井野氏 日産の入社は1992年で、追浜の総合研究所(神奈川県横須賀市)内にあった電子開発部の配属になった。大学では半導体に関する研究を行っており、電子開発部でも半導体に関する知見を生かして研究開発業務を行うこととなった。当時の日産は、半導体の設計や内製にも取り組んでおり、研究所内に内製のための本格的な半導体製造ラインも持っていた。

 電子開発部はエアバッグやABS(アンチロックブレーキシステム)の社内標準化を担当していたが、その一環として2個のECU(電子制御ユニット)で構成していたABSについて、1個のECUに統合するためのカスタムASICの開発を担当することができた。その後、4〜5年ほどABS関連の開発を続けた後、座間工場(神奈川県座間市)に異動してECUの開発を担当することになった。ABSの他、ACC(アダプティブクルーズコントロール)、パワーエレクトロニクス系のインバーター、ステアリングやブレーキのバイワイヤー技術の先行開発なども手掛けた。自動車メーカーの中でティア1サプライヤーのような業務を担当してきたというキャリアは結構珍しいかもしれない。

 2005年に管理職となってからは、「フーガ」のハイブリッドシステムの制御ソフトウェアや、コネクテッドシステム関連のツールの開発を担当するなどして、ソフトウェア開発にも関わるようになった。そして、2017年にソフトウェア開発の部署を立ち上げ、2019年からは部長を務めている。

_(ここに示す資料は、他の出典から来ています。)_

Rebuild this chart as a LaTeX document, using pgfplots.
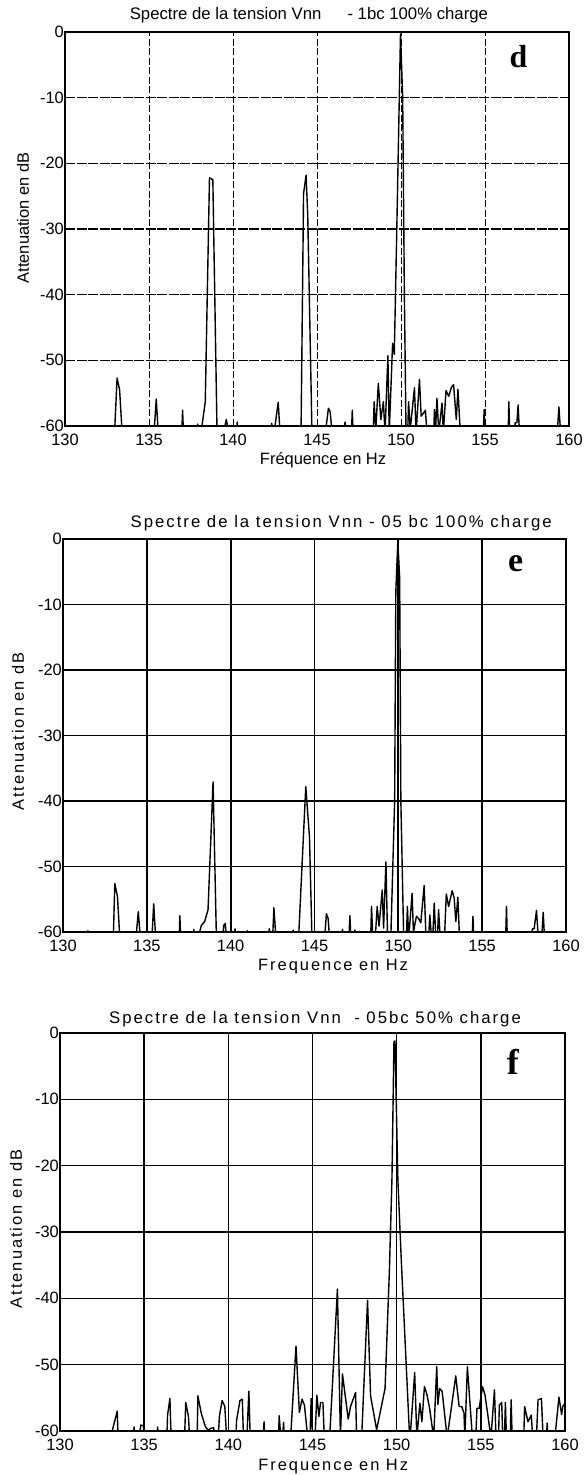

MONOist 2024年5月にJASPARの運営委員長に就任しました。

井野氏 JASPARには2004年5月の設立当初から参加している。初代運営委員長の安達さん(日産自動車の安達和孝氏)に付いてきた形だが、マイコンやソフトウェアのWGで主査も担当するなどJASPARの活動に深く関わってきた。2014年には副運営委員長に就任している。今回の運営委員長への就任は、前任の橋本さん(ホンダの橋本寛氏)が定年されるのを期にバトンタッチしようということで決めた。

 これまでJASPARではさまざまな活動を行ってきたが、2010年ごろに経済産業省の補助を受けて実施した機能安全関連の国家プロジェクトは、同プロジェクトとの関わりが深いソフトウェアWGの主査をちょうど担当していたこともあり印象が強い。東京のお台場で、トヨタ自動車、日産、ホンダの3社で実車を使った技術成果のお披露目を行うなど、対外的なアピールを行ったこともある。

MONOist 現在のJASPARの体制について教えてください。

井野氏 トヨタ自動車、日産、ホンダ、デンソー、豊田通商(設立時は豊通エレクトロニクス)の5社が幹事会社であることなど含めて、設立時から大きく変わっているわけではない。活動の対象になるのは、自動車の電子ソフトウェア領域における標準化や共通利用といった横串を通して横断するための機能の開発であり、テーマごとのWGに分かれて活動を行っている。

 現在のWGは、機能安全、AUTOSAR標準化、コネクティビティ、次世代高速LAN、情報セキュリティ推進傘下の情報セキュリティ技術とOTA技術、API技術の8つ。2025年2月に新たに加わったのが、SDVとの関わりが最も深いAPI技術のWGだ。これまでもさまざまなWGがあったが、一定程度役割を終えた際に他のWGに統合していくこととしている。